Au regard de ces hypothèses, nous pouvons émettre celle selon laquelle notre libre arbitre et les choix que nous faisons peuvent changer l’issue révélée par nos prémonitions…
Ainsi, nous aurions potentiellement la capacité de prévoir le futur ! Et si le phénomène des prémonitions était une opportunité de questionner notre véritable nature et nos extraordinaires facultés ?
« Il pourrait s’agir d’un dialogue avec soi-même, à travers le temps, via une instance intemporelle, notre Soi, qui sert de médiateur et transfère l’information du futur », avance Romuald Leterrier.
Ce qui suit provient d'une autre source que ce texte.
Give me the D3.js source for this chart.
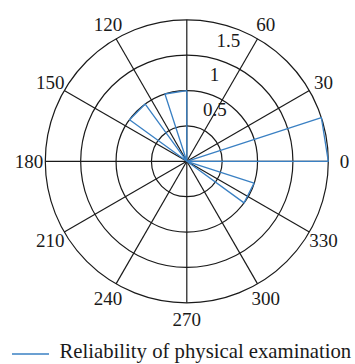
<!DOCTYPE html>
<html><head><meta charset="utf-8">
<script src="https://cdn.jsdelivr.net/npm/d3@7"></script>
<style>html,body{margin:0;padding:0;background:#fff;}svg{display:block;}</style>
</head><body>
<svg id="chart" width="355" height="364"></svg>
<script>
// Rose histogram: 20 bins of 18 degrees, counts per bin
const binWidthDeg = 18;
const binCounts = [2,0,0,0,0,1,0,1,0,0,0,0,0,0,0,0,0,0,1,0];
const ringValues = [0.5, 1, 1.5];
const ringLabels = ["0.5", "1", "1.5"];
const rMax = 2;
const spokeAngles = [0,30,60,90,120,150,180,210,240,270,300,330];
const spokeLabels = ["0","30","60","","120","150","180","210","240","270","300","330"];
const seriesName = "Reliability of physical examination";

const svg = d3.select("#chart");
const cx = 186.8, cy = 161.3, R = 141.5;
const font = "'Liberation Serif', 'DejaVu Serif', serif";
const r = d3.scaleLinear().domain([0, rMax]).range([0, R]);
const ang = d3.scaleLinear().domain([0, 360]).range([0, 2*Math.PI]);
const pt = (deg, v) => [cx + r(v)*Math.cos(ang(deg)), cy - r(v)*Math.sin(ang(deg))];

const g = svg.append("g");
// rings
g.selectAll("circle.ring").data(ringValues.concat([rMax])).join("circle")
  .attr("cx", cx).attr("cy", cy).attr("r", d => r(d))
  .attr("fill", "none").attr("stroke", "#1a1a1a").attr("stroke-width", 1.2);
// spokes
g.selectAll("line.spoke").data(spokeAngles).join("line")
  .attr("x1", cx).attr("y1", cy)
  .attr("x2", d => pt(d, rMax)[0]).attr("y2", d => pt(d, rMax)[1])
  .attr("stroke", "#1a1a1a").attr("stroke-width", 1.2);
// angle labels
g.selectAll("text.ang").data(spokeAngles).join("text")
  .attr("x", d => pt(d, rMax*1.115)[0])
  .attr("y", d => pt(d, rMax*1.115)[1])
  .attr("text-anchor", "middle").attr("dy", "0.35em")
  .attr("font-family", font).attr("font-size", 19).attr("fill", "#1a1a1a")
  .text((d,i) => spokeLabels[i]);
// ring labels
const la = 79;
g.selectAll("text.rl").data(ringValues).join("text")
  .attr("x", d => cx + 9.5 + r(d)*Math.cos(ang(la)))
  .attr("y", d => cy - 10.5 - r(d)*Math.sin(ang(la)))
  .attr("text-anchor", "start")
  .attr("font-family", font).attr("font-size", 19).attr("fill", "#1a1a1a")
  .text((d,i) => ringLabels[i]);

// rose wedges
const line = d3.line();
const pts = [];
binCounts.forEach((c, i) => {
  const a0 = i*binWidthDeg, a1 = (i+1)*binWidthDeg;
  pts.push([cx, cy], pt(a0, c), pt(a1, c), [cx, cy]);
});
g.append("path").attr("d", line(pts))
  .attr("fill", "none").attr("stroke", "#3a80c3").attr("stroke-width", 1.3)
  .attr("stroke-linejoin", "round");

// legend
const lg = svg.append("g");
lg.append("line").attr("x1", 12).attr("x2", 49).attr("y1", 354).attr("y2", 354)
  .attr("stroke", "#3a80c3").attr("stroke-width", 1.3);
const lt = lg.append("text").attr("x", 59.5).attr("y", 357.5)
  .attr("font-family", font).attr("font-size", 19).attr("fill", "#1a1a1a")
  .text(seriesName);
const w = lt.node().getComputedTextLength();
lt.attr("font-size", 19 * 292 / w);
</script>
</body></html>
Ou la Divine Matrice, comme l’appelle Gregg Braden,
« le foyer de l’âme qui renferme le passé, le présent, le futur ».
Les premiers philosophes l’évoquaient déjà, dont Aristote, pour qui le rêve était le lieu de l’âme qui, dans le sommeil, ayant recouvré sa nature propre, prophétisait, annonçait ce qui va arriver.
« L’art de la prémonition est à notre portée, affirme Romuald Leterrier,
il nous appartient de fortifier notre faculté à recevoir du savoir du futur émanant du Soi, de nous montrer disponibles à notre onirisme, et d’observer le réel avec une attention flottante. » Ainsi, nos rêves, nos perceptions extrasensorielles et autres prémonitions nous montreraient la voie, celle des possibles éclairant notre avenir.
Et du côté de la science ?
La question se pose immanquablement et continue à faire débat : notre inconscient serait-il capable de percevoir un événement avant qu’il ne se produise ? Une étude publiée le 25 mars 2014 dans le journal Frontiers in Human Neurosciences met en évidence que le corps humain peut détecter des stimuli qui se produisent de une à dix secondes à l’avance. D’autres chercheurs émérites dans ce domaine, tel Dean Radin, docteur (PhD) et parapsychologue, président du Boundary Institute de Los Altos, en Californie, se sont également illustrés dans ce domaine. Ce dernier a mené des expériences en double aveugle, démontrant qu’une perception inconsciente d’événements futurs n’ayant pas encore eu lieu influe sur le système nerveux autonome. En d’autres termes, nous aurions la possibilité de pressentir des émotions futures avant qu’elles ne surviennent. Ces études suggèrent que nous avons la capacité de recevoir des informations, venues d’un temps plus ou moins éloigné, et que nous serions dotés de « perceptions qui transcendent les limites usuelles du temps et de l’espace ».